E a “guerra contra o terror”, termo introduzido no discurso político dos EUA na
sequência dos atentados de 11 de Setembro, não representará um tipo novo de conflito?
Sobre esta questão as opiniões dividem-se. No plano analítico dá-se a ideia de que existe
um inimigo único e transnacional.
Mas quem são os combatentes e os inimigos? Como definir a identidade de um
terrorista? São actores dentro de um estado, ou do exterior? A tendência é considerá-los
exteriores ao estado e referir os estados como patrocinadores do terrorismo. Quais as
motivações? Que espécie de guerra? Se é uma guerra, deve ser vista no âmbito das
convenções internacionais, mas o tratamento dos prisioneiros de Guantánamo mostrou
que não. Quais os respectivos quadros espacial e temporal? Quanto às causas, estas são
igualmente difíceis de precisar. Os grupos envolvidos são dispersos e têm um leque de
motivações muito vasto.
Argumenta-se que o “terrorismo” veio substituir o comunismo como novo inimigo,
o que permite alimentar uma permanente economia de guerra e produz, necessariamente,
nacionalismos e patriotismos na nova era global. A atenção dada pelos EUA ao continente
africano, no quadro geopolítico pós 2001, tem a ver com a difusão do Islão militante,
com a vulnerabilidade de determinados estados encarados como “santuários” de redes
“terroristas” globais e com a necessidade de recursos energéticos seguros localizados
no exterior do Médio Oriente. Esta viragem não trouxe porém benefícios tangíveis aos
africanos: apenas certos aumentos de investimento ou algum apoio aos seus interesses
fundamentais de desenvolvimento e democratização. Todavia os efeitos perversos são
vários. Em muitos países, através de legislação visando a segurança, em que se dá
prioridade a acções anti terroristas, minam-se os direitos humanos internacionais: facilita-se a impunidade, as prisões arbitrárias, a detenção e a tortura, estrangulam-se os
direitos dos refugiados e dos que pedem asilo, limitam-se a liberdade de associação, de
expressão, de reunião e a privacidade, dando uma nova possibilidade à discriminação
racial e à intolerância religiosa (Lumina, 2008: 181-199). Estas circunstâncias condicionaram o surgimento de novos conflitos ou o reacender de outros, opondo muçulmanos a cristãos; afectaram receitas do turismo e desviaram recursos para programas de
defesa e segurança. Por exemplo, no Corno de África, a “guerra contra o terror” estimulou antigas rivalidades e conflitos e deu cobertura a regimes autoritários desacreditados, como o da Etiópia. Insinuando-se junto dos EUA, aquele país conseguiu
“almofadar” a sua afectada reputação internacional a seguir às pouco fiáveis eleições
de 2005, atacando o movimento União dos Tribunais Islâmicos, acusado de ter ligações
com a Al-Qaeda e que controlava grandes áreas da Somália.

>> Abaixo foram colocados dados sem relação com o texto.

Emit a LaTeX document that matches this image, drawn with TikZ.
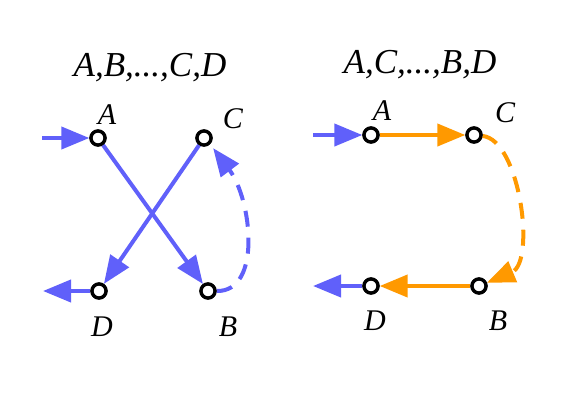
\documentclass[tikz,border=0pt]{standalone}
\usepackage{fontspec}
\setmainfont{Liberation Serif}
\usetikzlibrary{arrows.meta}
\definecolor{cblue}{RGB}{96,96,250}
\definecolor{corange}{RGB}{255,153,0}
\begin{document}
\begin{tikzpicture}[x=1pt,y=-1pt,
  pt/.style={circle,draw=black,line width=3.3pt,fill=white,minimum size=14pt,inner sep=0pt},
  conn/.style={line width=4pt},
  bl/.style={conn,draw=cblue,-{Triangle[length=28pt,width=22pt,fill=cblue]}},
  og/.style={conn,draw=corange,-{Triangle[length=28pt,width=22pt,fill=corange]}},
  dsh/.style={dash pattern=on 16pt off 11pt},
  lab/.style={font=\itshape\fontsize{30}{33}\selectfont,inner sep=0pt},
  ttl/.style={font=\itshape\fontsize{35}{38}\selectfont,inner sep=0pt}]
\useasboundingbox (0,0) rectangle (586,416);
% left
\node[ttl] (t1) at (150,68) {A,B,...,C,D};
\coordinate (lin) at (42,138);
\coordinate (lout) at (43,291);
\node[pt] (A1) at (98,138) {};
\node[pt] (C1) at (204,138) {};
\node[pt] (D1) at (99,291) {};
\node[pt] (B1) at (208,291) {};
\node[lab] (la1) at (107,115) {A};
\node[lab] (lc1) at (233,119) {C};
\node[lab] (ld1) at (102,327) {D};
\node[lab] (lb1) at (228,327) {B};
\draw[bl] (lin) -- (A1);
\draw[bl] (D1) -- (lout);
\draw[bl] (A1) -- (B1);
\draw[bl] (C1) -- (D1);
\draw[bl,dsh,shorten >=5pt] (B1.east) .. controls (262,292) and (252,200) .. (C1.south east);
% right
\node[ttl] (t2) at (420,65) {A,C,...,B,D};
\coordinate (rin) at (313,135);
\coordinate (rout) at (313,286);
\node[pt] (A2) at (371,135) {};
\node[pt] (C2) at (474,135) {};
\node[pt] (D2) at (371,286) {};
\node[pt] (B2) at (479,286) {};
\node[lab] (la2) at (382,111) {A};
\node[lab] (lc2) at (505,113) {C};
\node[lab] (ld2) at (375,321) {D};
\node[lab] (lb2) at (498,321) {B};
\draw[bl] (rin) -- (A2);
\draw[bl] (D2) -- (rout);
\draw[og] (A2) -- (C2);
\draw[og] (B2) -- (D2);
\draw[og,dsh] (C2) .. controls (520,140) and (536,262) .. (B2);
% redraw node circles on top
\foreach \p in {(98,138),(204,138),(99,291),(208,291),(371,135),(474,135),(371,286),(479,286)}
  \node[pt] at \p {};
\end{tikzpicture}
\end{document}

Se o continente quer passar de “ um peão a um jogador global, realizando o sonho
dourado do pan-africanismo, do desenvolvimento, da democracia e da integração regional”, aquelas tendências terão de ser revertidas (Lumina, 2008).
V.
MULTIDIMENSIONALIDADE DAS CAUSAS DOS CONFLITOS ACTUAIS
Numa perspectiva de enquadramento histórico Zeleza (2008) e Mazrui (2008) põem
em evidência que não é possível encarar as guerras africanas de forma isolada. Sem
subestimar o forte impacto em matéria de perdas de vidas, Zeleza aponta que, no continente e no decurso do século XX, os 180 milhões de mortos estimados não têm
dimensão comparável aos totais registados noutras regiões do mundo, mencionando em
particular os muitos milhões provocados quer pela Segunda Guerra Mundial, quer pela
revolução soviética ou pela maoísta.
Contudo estas afirmações, e todas as que se baseiam na contabilização de vítimas
das guerras, devem ser vistas com prudência. Qual o rigor dos cálculos feitos? Que
critérios foram retidos na avaliação contabilística apresentada? Que vítimas? Militares,
civis? Mortos em combate, apenas? Como se identifica uma guerra em relação a um
conjunto de confrontos de guerrilha ou insurreições pontuais, registados durante um
certo período de tempo, mais ou menos longo? Como é possível comparar custos em
vidas, em períodos históricos diferentes? Quais as armas utilizadas?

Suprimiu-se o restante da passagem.